== TASK ==
Leave out every picture, then transcribe the rest of the listing exactly.
----------------
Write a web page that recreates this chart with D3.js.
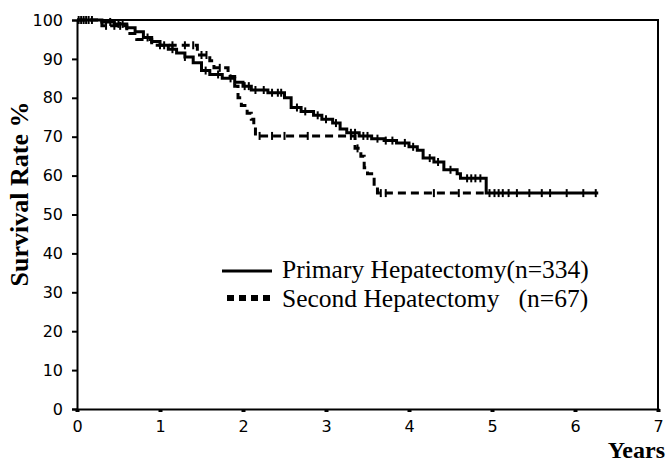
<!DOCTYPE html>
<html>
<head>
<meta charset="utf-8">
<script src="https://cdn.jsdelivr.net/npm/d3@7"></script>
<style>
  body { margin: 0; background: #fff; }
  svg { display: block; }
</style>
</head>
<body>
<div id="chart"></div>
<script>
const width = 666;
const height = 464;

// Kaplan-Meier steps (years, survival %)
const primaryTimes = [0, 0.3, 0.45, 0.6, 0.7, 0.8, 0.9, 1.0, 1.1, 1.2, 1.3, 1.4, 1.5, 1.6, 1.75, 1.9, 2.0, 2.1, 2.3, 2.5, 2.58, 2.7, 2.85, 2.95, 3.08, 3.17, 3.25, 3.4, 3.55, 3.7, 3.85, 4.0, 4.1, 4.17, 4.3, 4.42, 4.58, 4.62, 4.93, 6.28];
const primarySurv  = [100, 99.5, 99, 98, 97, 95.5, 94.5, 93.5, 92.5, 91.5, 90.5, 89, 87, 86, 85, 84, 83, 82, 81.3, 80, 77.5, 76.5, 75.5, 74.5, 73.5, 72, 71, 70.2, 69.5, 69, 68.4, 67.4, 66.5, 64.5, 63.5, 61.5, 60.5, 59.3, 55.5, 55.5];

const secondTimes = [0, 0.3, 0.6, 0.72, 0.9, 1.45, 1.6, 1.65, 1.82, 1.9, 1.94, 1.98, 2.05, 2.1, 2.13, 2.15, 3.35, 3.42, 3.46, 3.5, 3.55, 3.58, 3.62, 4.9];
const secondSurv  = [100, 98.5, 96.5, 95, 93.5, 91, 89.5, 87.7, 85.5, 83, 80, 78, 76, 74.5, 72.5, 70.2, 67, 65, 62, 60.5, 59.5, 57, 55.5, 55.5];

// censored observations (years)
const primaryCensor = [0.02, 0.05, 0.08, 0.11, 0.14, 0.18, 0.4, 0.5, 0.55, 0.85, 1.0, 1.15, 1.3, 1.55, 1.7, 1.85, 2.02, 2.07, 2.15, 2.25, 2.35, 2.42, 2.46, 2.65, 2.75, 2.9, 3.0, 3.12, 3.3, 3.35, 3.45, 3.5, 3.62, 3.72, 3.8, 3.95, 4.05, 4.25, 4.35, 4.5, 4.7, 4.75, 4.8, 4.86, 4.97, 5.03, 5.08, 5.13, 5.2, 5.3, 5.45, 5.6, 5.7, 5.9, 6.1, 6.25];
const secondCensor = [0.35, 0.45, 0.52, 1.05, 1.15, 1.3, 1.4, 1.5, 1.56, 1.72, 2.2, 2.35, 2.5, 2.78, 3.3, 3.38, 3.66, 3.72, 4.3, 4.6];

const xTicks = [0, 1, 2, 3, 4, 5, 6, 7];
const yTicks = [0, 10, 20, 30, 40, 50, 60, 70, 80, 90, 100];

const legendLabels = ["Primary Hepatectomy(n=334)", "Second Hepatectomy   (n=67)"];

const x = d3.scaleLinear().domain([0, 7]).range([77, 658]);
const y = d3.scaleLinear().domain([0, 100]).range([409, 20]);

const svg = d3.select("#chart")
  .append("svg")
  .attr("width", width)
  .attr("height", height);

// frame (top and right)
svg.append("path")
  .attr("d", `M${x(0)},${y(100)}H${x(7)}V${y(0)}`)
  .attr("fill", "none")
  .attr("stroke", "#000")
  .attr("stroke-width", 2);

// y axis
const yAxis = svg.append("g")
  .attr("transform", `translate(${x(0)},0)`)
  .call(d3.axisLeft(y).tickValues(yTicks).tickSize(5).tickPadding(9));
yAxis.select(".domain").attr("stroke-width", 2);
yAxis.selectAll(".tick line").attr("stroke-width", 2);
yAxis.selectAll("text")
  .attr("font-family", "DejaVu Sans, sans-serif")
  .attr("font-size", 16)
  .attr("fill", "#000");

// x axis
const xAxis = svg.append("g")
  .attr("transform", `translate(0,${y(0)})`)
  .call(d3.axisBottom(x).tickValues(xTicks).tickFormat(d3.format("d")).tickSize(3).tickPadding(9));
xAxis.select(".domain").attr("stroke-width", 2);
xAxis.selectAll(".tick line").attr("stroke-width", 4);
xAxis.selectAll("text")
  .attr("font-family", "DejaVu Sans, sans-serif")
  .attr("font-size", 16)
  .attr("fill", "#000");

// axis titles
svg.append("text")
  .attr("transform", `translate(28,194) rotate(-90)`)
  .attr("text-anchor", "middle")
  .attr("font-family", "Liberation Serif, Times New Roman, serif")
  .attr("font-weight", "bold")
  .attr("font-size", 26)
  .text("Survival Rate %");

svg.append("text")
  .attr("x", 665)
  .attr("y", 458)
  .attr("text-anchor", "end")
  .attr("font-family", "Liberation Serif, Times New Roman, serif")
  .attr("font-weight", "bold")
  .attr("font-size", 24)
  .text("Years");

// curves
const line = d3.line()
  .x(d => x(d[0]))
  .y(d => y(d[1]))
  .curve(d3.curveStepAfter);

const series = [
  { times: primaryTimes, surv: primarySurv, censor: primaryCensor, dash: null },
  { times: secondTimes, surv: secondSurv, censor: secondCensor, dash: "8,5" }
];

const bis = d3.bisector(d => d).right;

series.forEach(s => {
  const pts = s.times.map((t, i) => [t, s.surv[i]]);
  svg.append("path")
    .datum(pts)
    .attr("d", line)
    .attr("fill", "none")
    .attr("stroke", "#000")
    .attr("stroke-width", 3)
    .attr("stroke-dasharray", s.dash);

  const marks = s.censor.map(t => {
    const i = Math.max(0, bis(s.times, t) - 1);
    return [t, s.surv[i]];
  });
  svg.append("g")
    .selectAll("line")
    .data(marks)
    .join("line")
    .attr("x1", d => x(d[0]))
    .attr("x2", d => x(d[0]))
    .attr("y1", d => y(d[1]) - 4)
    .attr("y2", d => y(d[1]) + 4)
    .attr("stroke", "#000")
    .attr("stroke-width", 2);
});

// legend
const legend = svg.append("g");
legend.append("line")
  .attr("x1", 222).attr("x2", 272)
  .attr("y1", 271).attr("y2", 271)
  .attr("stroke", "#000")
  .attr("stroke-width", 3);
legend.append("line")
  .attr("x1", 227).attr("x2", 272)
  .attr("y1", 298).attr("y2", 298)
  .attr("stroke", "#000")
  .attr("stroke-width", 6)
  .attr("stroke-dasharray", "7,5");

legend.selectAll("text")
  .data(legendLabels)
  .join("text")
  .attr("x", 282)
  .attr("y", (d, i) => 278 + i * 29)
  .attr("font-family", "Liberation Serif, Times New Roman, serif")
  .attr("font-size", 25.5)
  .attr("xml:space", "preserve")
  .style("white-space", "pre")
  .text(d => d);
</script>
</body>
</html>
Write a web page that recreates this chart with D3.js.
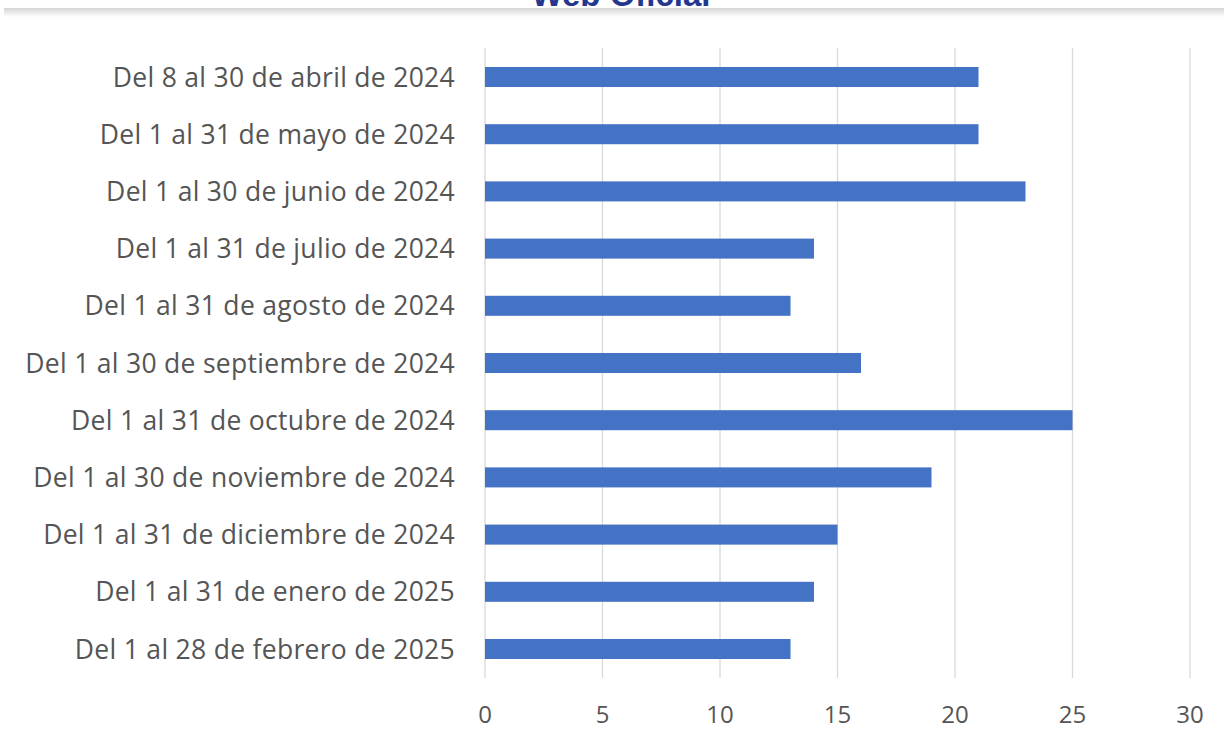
----------------
== TASK ANSWER ==
Write a web page that recreates this chart with D3.js.
<!DOCTYPE html>
<html>
<head>
<meta charset="utf-8">
<script src="https://cdn.jsdelivr.net/npm/d3@7"></script>
<style>
  body { margin: 0; background: #fff; }
  svg { display: block; }
</style>
</head>
<body>
<div id="chart"></div>
<script>
const width = 666;
const height = 464;

// Kaplan-Meier steps (years, survival %)
const primaryTimes = [0, 0.3, 0.45, 0.6, 0.7, 0.8, 0.9, 1.0, 1.1, 1.2, 1.3, 1.4, 1.5, 1.6, 1.75, 1.9, 2.0, 2.1, 2.3, 2.5, 2.58, 2.7, 2.85, 2.95, 3.08, 3.17, 3.25, 3.4, 3.55, 3.7, 3.85, 4.0, 4.1, 4.17, 4.3, 4.42, 4.58, 4.62, 4.93, 6.28];
const primarySurv  = [100, 99.5, 99, 98, 97, 95.5, 94.5, 93.5, 92.5, 91.5, 90.5, 89, 87, 86, 85, 84, 83, 82, 81.3, 80, 77.5, 76.5, 75.5, 74.5, 73.5, 72, 71, 70.2, 69.5, 69, 68.4, 67.4, 66.5, 64.5, 63.5, 61.5, 60.5, 59.3, 55.5, 55.5];

const secondTimes = [0, 0.3, 0.6, 0.72, 0.9, 1.45, 1.6, 1.65, 1.82, 1.9, 1.94, 1.98, 2.05, 2.1, 2.13, 2.15, 3.35, 3.42, 3.46, 3.5, 3.55, 3.58, 3.62, 4.9];
const secondSurv  = [100, 98.5, 96.5, 95, 93.5, 91, 89.5, 87.7, 85.5, 83, 80, 78, 76, 74.5, 72.5, 70.2, 67, 65, 62, 60.5, 59.5, 57, 55.5, 55.5];

// censored observations (years)
const primaryCensor = [0.02, 0.05, 0.08, 0.11, 0.14, 0.18, 0.4, 0.5, 0.55, 0.85, 1.0, 1.15, 1.3, 1.55, 1.7, 1.85, 2.02, 2.07, 2.15, 2.25, 2.35, 2.42, 2.46, 2.65, 2.75, 2.9, 3.0, 3.12, 3.3, 3.35, 3.45, 3.5, 3.62, 3.72, 3.8, 3.95, 4.05, 4.25, 4.35, 4.5, 4.7, 4.75, 4.8, 4.86, 4.97, 5.03, 5.08, 5.13, 5.2, 5.3, 5.45, 5.6, 5.7, 5.9, 6.1, 6.25];
const secondCensor = [0.35, 0.45, 0.52, 1.05, 1.15, 1.3, 1.4, 1.5, 1.56, 1.72, 2.2, 2.35, 2.5, 2.78, 3.3, 3.38, 3.66, 3.72, 4.3, 4.6];

const xTicks = [0, 1, 2, 3, 4, 5, 6, 7];
const yTicks = [0, 10, 20, 30, 40, 50, 60, 70, 80, 90, 100];

const legendLabels = ["Primary Hepatectomy(n=334)", "Second Hepatectomy   (n=67)"];

const x = d3.scaleLinear().domain([0, 7]).range([77, 658]);
const y = d3.scaleLinear().domain([0, 100]).range([409, 20]);

const svg = d3.select("#chart")
  .append("svg")
  .attr("width", width)
  .attr("height", height);

// frame (top and right)
svg.append("path")
  .attr("d", `M${x(0)},${y(100)}H${x(7)}V${y(0)}`)
  .attr("fill", "none")
  .attr("stroke", "#000")
  .attr("stroke-width", 2);

// y axis
const yAxis = svg.append("g")
  .attr("transform", `translate(${x(0)},0)`)
  .call(d3.axisLeft(y).tickValues(yTicks).tickSize(5).tickPadding(9));
yAxis.select(".domain").attr("stroke-width", 2);
yAxis.selectAll(".tick line").attr("stroke-width", 2);
yAxis.selectAll("text")
  .attr("font-family", "DejaVu Sans, sans-serif")
  .attr("font-size", 16)
  .attr("fill", "#000");

// x axis
const xAxis = svg.append("g")
  .attr("transform", `translate(0,${y(0)})`)
  .call(d3.axisBottom(x).tickValues(xTicks).tickFormat(d3.format("d")).tickSize(3).tickPadding(9));
xAxis.select(".domain").attr("stroke-width", 2);
xAxis.selectAll(".tick line").attr("stroke-width", 4);
xAxis.selectAll("text")
  .attr("font-family", "DejaVu Sans, sans-serif")
  .attr("font-size", 16)
  .attr("fill", "#000");

// axis titles
svg.append("text")
  .attr("transform", `translate(28,194) rotate(-90)`)
  .attr("text-anchor", "middle")
  .attr("font-family", "Liberation Serif, Times New Roman, serif")
  .attr("font-weight", "bold")
  .attr("font-size", 26)
  .text("Survival Rate %");

svg.append("text")
  .attr("x", 665)
  .attr("y", 458)
  .attr("text-anchor", "end")
  .attr("font-family", "Liberation Serif, Times New Roman, serif")
  .attr("font-weight", "bold")
  .attr("font-size", 24)
  .text("Years");

// curves
const line = d3.line()
  .x(d => x(d[0]))
  .y(d => y(d[1]))
  .curve(d3.curveStepAfter);

const series = [
  { times: primaryTimes, surv: primarySurv, censor: primaryCensor, dash: null },
  { times: secondTimes, surv: secondSurv, censor: secondCensor, dash: "8,5" }
];

const bis = d3.bisector(d => d).right;

series.forEach(s => {
  const pts = s.times.map((t, i) => [t, s.surv[i]]);
  svg.append("path")
    .datum(pts)
    .attr("d", line)
    .attr("fill", "none")
    .attr("stroke", "#000")
    .attr("stroke-width", 3)
    .attr("stroke-dasharray", s.dash);

  const marks = s.censor.map(t => {
    const i = Math.max(0, bis(s.times, t) - 1);
    return [t, s.surv[i]];
  });
  svg.append("g")
    .selectAll("line")
    .data(marks)
    .join("line")
    .attr("x1", d => x(d[0]))
    .attr("x2", d => x(d[0]))
    .attr("y1", d => y(d[1]) - 4)
    .attr("y2", d => y(d[1]) + 4)
    .attr("stroke", "#000")
    .attr("stroke-width", 2);
});

// legend
const legend = svg.append("g");
legend.append("line")
  .attr("x1", 222).attr("x2", 272)
  .attr("y1", 271).attr("y2", 271)
  .attr("stroke", "#000")
  .attr("stroke-width", 3);
legend.append("line")
  .attr("x1", 227).attr("x2", 272)
  .attr("y1", 298).attr("y2", 298)
  .attr("stroke", "#000")
  .attr("stroke-width", 6)
  .attr("stroke-dasharray", "7,5");

legend.selectAll("text")
  .data(legendLabels)
  .join("text")
  .attr("x", 282)
  .attr("y", (d, i) => 278 + i * 29)
  .attr("font-family", "Liberation Serif, Times New Roman, serif")
  .attr("font-size", 25.5)
  .attr("xml:space", "preserve")
  .style("white-space", "pre")
  .text(d => d);
</script>
</body>
</html>
Write a web page that recreates this chart with D3.js.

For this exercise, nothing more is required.